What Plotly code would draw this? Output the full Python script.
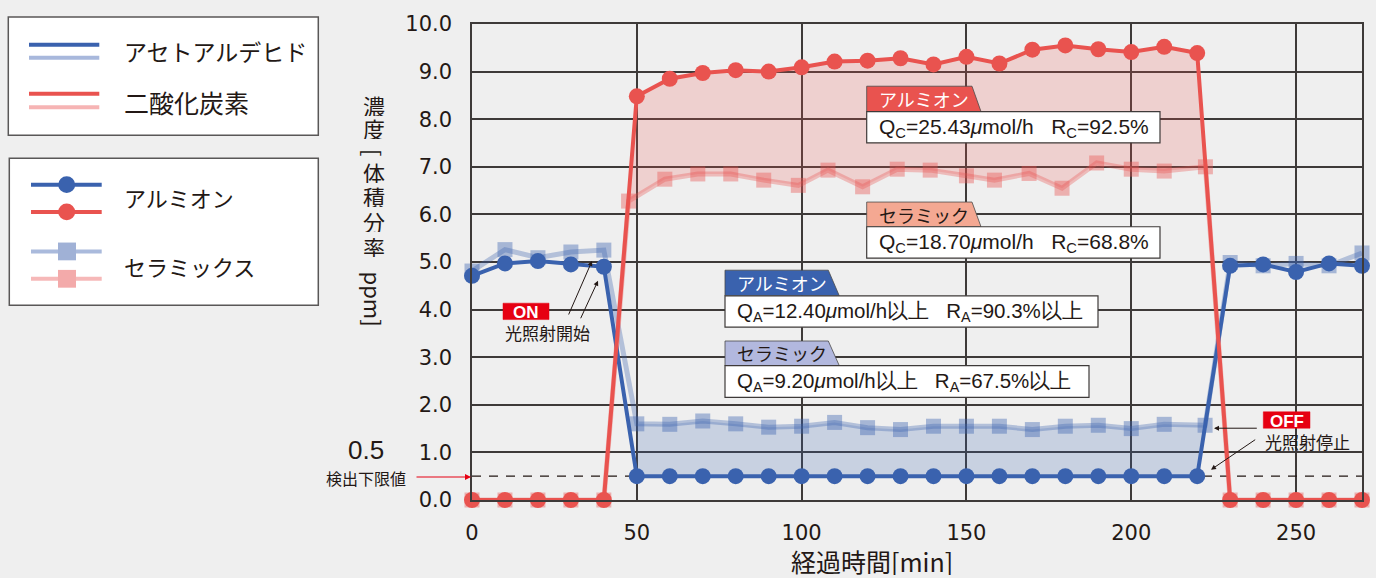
import plotly.graph_objects as go

# ---------------- data ----------------
time_al = [0, 10, 20, 30, 40, 50, 60, 70, 80, 90, 100, 110, 120, 130, 140, 150, 160, 170,
           180, 190, 200, 210, 220, 230, 240, 250, 260, 270]
acet_alumion = [4.71, 4.97, 5.02, 4.95, 4.90,
                0.5, 0.5, 0.5, 0.5, 0.5, 0.5, 0.5, 0.5, 0.5, 0.5, 0.5, 0.5, 0.5, 0.5, 0.5, 0.5, 0.5, 0.5,
                4.92, 4.95, 4.79, 4.97, 4.92]
co2_alumion = [0, 0, 0, 0, 0,
               8.48, 8.85, 8.97, 9.03, 9.00, 9.09, 9.21, 9.23, 9.28, 9.15, 9.31, 9.17, 9.46, 9.55,
               9.47, 9.41, 9.52, 9.39,
               0, 0, 0, 0, 0]

time_acet_ceramic = [0, 10, 20, 30, 40, 50, 60, 70, 80, 90, 100, 110, 120, 130, 140, 150, 160,
                     170, 180, 190, 200, 210, 222.4, 230, 240, 250, 260, 270]
acet_ceramic = [4.81, 5.26, 5.09, 5.21, 5.25,
                1.60, 1.59, 1.66, 1.60, 1.53, 1.55, 1.63, 1.52, 1.48, 1.55, 1.55, 1.55, 1.48,
                1.55, 1.57, 1.50, 1.59, 1.57,
                4.99, 4.92, 4.97, 4.92, 5.19]

time_co2_ceramic = [0, 10, 20, 30, 40, 47.5, 58.5, 68.5, 78.5, 88.5, 99, 108, 118.5, 129, 139,
                    150, 158.5, 169, 179, 189.5, 200, 210, 222.5, 230, 240, 250, 260, 270]
co2_ceramic = [0, 0, 0, 0, 0,
               6.28, 6.74, 6.85, 6.85, 6.72, 6.61, 6.93, 6.58, 6.95, 6.93, 6.81, 6.72, 6.86,
               6.55, 7.08, 6.95, 6.91, 7.00,
               0, 0, 0, 0, 0]

x_ticks = [0, 50, 100, 150, 200, 250]
y_ticks = [0, 1, 2, 3, 4, 5, 6, 7, 8, 9, 10]
detect_limit = 0.5
light_on, light_off = 5, 23  # index range of irradiation period

# ---------------- style ----------------
BG = "#efefef"
INK = "#231815"
GRID = "#3e3a39"
BLUE = "rgb(58,98,174)"
RED = "rgb(233,83,79)"
JP = "Noto Sans CJK JP"
NUM = "DejaVu Sans"
LAT = "Liberation Sans"
W, H = 1376, 578
L, R, T, B = 472, 14, 18, 78
PW, PH = W - L - R, H - T - B


def PX(x):
    return (x - L) / PW


def PY(y):
    return (T + PH - y) / PH


fig = go.Figure()

# fills between series during irradiation
red_fill_x = time_al[light_on:light_off] + time_co2_ceramic[light_on:light_off][::-1]
red_fill_y = co2_alumion[light_on:light_off] + co2_ceramic[light_on:light_off][::-1]
fig.add_trace(go.Scatter(x=red_fill_x, y=red_fill_y, mode="lines", fill="toself",
                         fillcolor="rgba(233,83,79,0.2)", line=dict(width=0),
                         hoverinfo="skip", showlegend=False))
blue_fill_x = time_acet_ceramic[light_on:light_off] + time_al[light_on:light_off][::-1]
blue_fill_y = acet_ceramic[light_on:light_off] + acet_alumion[light_on:light_off][::-1]
fig.add_trace(go.Scatter(x=blue_fill_x, y=blue_fill_y, mode="lines", fill="toself",
                         fillcolor="rgba(58,98,174,0.21)", line=dict(width=0),
                         hoverinfo="skip", showlegend=False))

# ceramic series (light, squares)
fig.add_trace(go.Scatter(x=time_acet_ceramic, y=acet_ceramic, mode="lines+markers",
                         line=dict(color="rgba(58,98,174,0.33)", width=5),
                         marker=dict(symbol="square", size=15, color="rgba(58,98,174,0.4)"),
                         cliponaxis=False, showlegend=False))
fig.add_trace(go.Scatter(x=time_co2_ceramic, y=co2_ceramic, mode="lines+markers",
                         line=dict(color="rgba(233,83,79,0.33)", width=5),
                         marker=dict(symbol="square", size=15, color="rgba(233,83,79,0.4)"),
                         cliponaxis=False, showlegend=False))
# alumion series (dark, circles)
fig.add_trace(go.Scatter(x=time_al, y=acet_alumion, mode="lines+markers",
                         line=dict(color=BLUE, width=4),
                         marker=dict(symbol="circle", size=16, color=BLUE),
                         cliponaxis=False, showlegend=False))
fig.add_trace(go.Scatter(x=time_al, y=co2_alumion, mode="lines+markers",
                         line=dict(color=RED, width=4),
                         marker=dict(symbol="circle", size=16, color=RED),
                         cliponaxis=False, showlegend=False))

shapes = []
annos = []

# detection limit dashed line
shapes.append(dict(type="line", xref="x", yref="y", x0=0, x1=270, y0=detect_limit, y1=detect_limit,
                   line=dict(color=INK, width=1.3, dash="9px,8px"), layer="between"))


def txt(x, y, s, size, color=INK, family=JP, xanchor="center", yanchor="middle", angle=0,
        height=None):
    a = dict(x=PX(x), y=PY(y), xref="paper", yref="paper", text=s, showarrow=False,
             xanchor=xanchor, yanchor=yanchor, textangle=angle,
             font=dict(size=size, color=color, family=family))
    if height is not None:
        a["height"] = height
    annos.append(a)


def arrow(hx, hy, tx, ty, color=INK, width=1.0, size=1.0):
    annos.append(dict(x=PX(hx), y=PY(hy), xref="paper", yref="paper", text="", showarrow=True,
                      ax=tx - hx, ay=ty - hy, arrowhead=2, arrowsize=size, arrowwidth=width,
                      arrowcolor=color))


def rect(x0, y0, x1, y1, fill, line=GRID, lw=1.2):
    shapes.append(dict(type="rect", xref="paper", yref="paper", x0=PX(x0), x1=PX(x1),
                       y0=PY(y1), y1=PY(y0), fillcolor=fill,
                       line=dict(color=line, width=lw), layer="above"))


def tab(x0, y0, xt, xb, y1, fill):
    p = "M {} {} L {} {} L {} {} L {} {} Z".format(PX(x0), PY(y1), PX(x0), PY(y0), PX(xt), PY(y0),
                                                   PX(xb), PY(y1))
    shapes.append(dict(type="path", xref="paper", yref="paper", path=p, fillcolor=fill,
                       line=dict(color="#4a4a4a", width=0.8), layer="above"))


NB = "\u00a0"
# annotation boxes (CO2)
tab(866.7, 81, 972, 981, 106.7, RED)
txt(876.7, 94, "アルミオン", 18, color="white", xanchor="left")
rect(866.7, 106.7, 1160, 138.3, "white")
txt(876.7, 123, "Q<sub>C</sub>=25.43<i>μ</i>mol/h" + NB * 3 + "R<sub>C</sub>=92.5%", 21,
    family=LAT, xanchor="left")
tab(866.7, 198.3, 972, 981, 223.3, "rgb(244,168,146)")
txt(876.7, 211, "セラミック", 18, xanchor="left")
rect(866.7, 223.3, 1160, 255, "white")
txt(876.7, 239.5, "Q<sub>C</sub>=18.70<i>μ</i>mol/h" + NB * 3 + "R<sub>C</sub>=68.8%", 21,
    family=LAT, xanchor="left")
# annotation boxes (acetaldehyde)
tab(725, 267.3, 828.3, 839.3, 293.3, BLUE)
txt(735, 280.5, "アルミオン", 18, color="white", xanchor="left")
rect(725, 293.3, 1098, 325, "white")
txt(735, 309.5, "Q<sub>A</sub>=12.40<i>μ</i>mol/h以上" + NB * 3 + "R<sub>A</sub>=90.3%以上", 20.5,
    family=LAT, xanchor="left")
tab(725, 339, 828.3, 839.3, 364, "rgb(178,184,222)")
txt(735, 351.5, "セラミック", 18, xanchor="left")
rect(725, 364, 1089, 396, "white")
txt(735, 380.5, "Q<sub>A</sub>=9.20<i>μ</i>mol/h以上" + NB * 3 + "R<sub>A</sub>=67.5%以上", 20.5,
    family=LAT, xanchor="left")

# ON / OFF markers
ONRED = "#e60012"
rect(503, 300.7, 549, 317.3, ONRED, line=ONRED, lw=0.5)
txt(526, 309.5, "<b>ON</b>", 17, color="white", family=LAT, height=16)
txt(547.7, 330, "光照射開始", 17)
arrow(592, 258, 568, 313)
arrow(598, 278, 580, 317)
rect(1263.3, 410.7, 1310, 427.3, ONRED, line=ONRED, lw=0.5)
txt(1286.7, 419.5, "<b>OFF</b>", 17, color="white", family=LAT, height=16)
txt(1307.5, 440.5, "光照射停止", 17)
arrow(1214, 427.3, 1258.3, 427.3)
arrow(1211, 469.3, 1256.7, 438.3)

# detection limit label
txt(365.5, 449, "0.5", 26, family=LAT, height=26)
txt(365.5, 477.5, "検出下限値", 16, height=20)
arrow(471, 476.7, 415, 476.7, color=ONRED, width=1.2)

# y-axis title (vertical writing)
for ch, yc in [("濃", 100), ("度", 123), ("体", 167), ("積", 191.5), ("分", 217), ("率", 242.5)]:
    txt(374, yc, ch, 22, height=23)
txt(374, 147.5, "[", 22, angle=90)
txt(374, 296, "ppm]", 22, angle=90)

# x-axis title
txt(872, 562, "経過時間[min]", 25, height=28)

# legends
rect(8.3, 11, 318.3, 130.7, "white", line="#595757", lw=1.5)
for yy, col in [(39, BLUE), (52.3, "rgb(168,184,220)"), (88.7, RED), (102.3, "rgb(246,180,180)")]:
    shapes.append(dict(type="line", xref="paper", yref="paper", x0=PX(29), x1=PX(99.3),
                       y0=PY(yy), y1=PY(yy), line=dict(color=col, width=4), layer="above"))
txt(121.7, 45, "アセトアルデヒド", 23, xanchor="left")
txt(121.7, 96.5, "二酸化炭素", 25, xanchor="left")

rect(9.3, 154, 318.3, 302.7, "white", line="#595757", lw=1.5)
for yy, col in [(180.7, BLUE), (208.3, RED)]:
    shapes.append(dict(type="line", xref="paper", yref="paper", x0=PX(31), x1=PX(101.7),
                       y0=PY(yy), y1=PY(yy), line=dict(color=col, width=4), layer="above"))
    shapes.append(dict(type="circle", xref="paper", yref="paper", x0=PX(58.2), x1=PX(75.2),
                       y0=PY(yy + 8.5), y1=PY(yy - 8.5), fillcolor=col, line=dict(width=0),
                       layer="above"))
for yy, lcol, mcol in [(248.3, "rgb(170,186,220)", "rgb(160,177,214)"),
                       (276, "rgb(246,184,184)", "rgb(243,170,170)")]:
    shapes.append(dict(type="line", xref="paper", yref="paper", x0=PX(31), x1=PX(101.7),
                       y0=PY(yy), y1=PY(yy), line=dict(color=lcol, width=4), layer="above"))
    shapes.append(dict(type="rect", xref="paper", yref="paper", x0=PX(58), x1=PX(76),
                       y0=PY(yy + 9), y1=PY(yy - 9), fillcolor=mcol, line=dict(width=0),
                       layer="above"))
txt(121.7, 193.5, "アルミオン", 22, xanchor="left")
txt(121.7, 263.5, "セラミックス", 22, xanchor="left")

fig.update_layout(
    width=W, height=H, autosize=False,
    margin=dict(l=L, r=R, t=T, b=B, pad=0),
    paper_bgcolor=BG, plot_bgcolor=BG,
    showlegend=False,
    shapes=shapes, annotations=annos,
    font=dict(family=NUM, color=INK),
    xaxis=dict(range=[0, 270], tickmode="array", tickvals=x_ticks,
               ticktext=[str(v) for v in x_ticks],
               showgrid=True, gridcolor=GRID, gridwidth=1.5, zeroline=False,
               showline=True, linecolor=GRID, linewidth=1.5, mirror=True,
               ticks="", ticklabelstandoff=13, tickfont=dict(size=21, family=NUM, color=INK)),
    yaxis=dict(range=[0, 10], tickmode="array", tickvals=y_ticks,
               ticktext=["{:.1f}".format(v) for v in y_ticks],
               showgrid=True, gridcolor=GRID, gridwidth=1.5, zeroline=False,
               showline=True, linecolor=GRID, linewidth=1.5, mirror=True,
               ticks="", ticklabelstandoff=14, tickfont=dict(size=21, family=NUM, color=INK)),
)

fig.write_html("out.html", config={"displayModeBar": False},
               post_script="document.body.style.margin='0';document.body.style.overflow='hidden';"
                           "document.body.style.background='" + BG + "';")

▬▬▬▬▬▬▬▬▬▬

In the data above, please extract the lines from the first one through the line with "import plotly.graph_objects as go", exactly, and keep pictures out.

What Plotly code would draw this? Output the full Python script.
import plotly.graph_objects as go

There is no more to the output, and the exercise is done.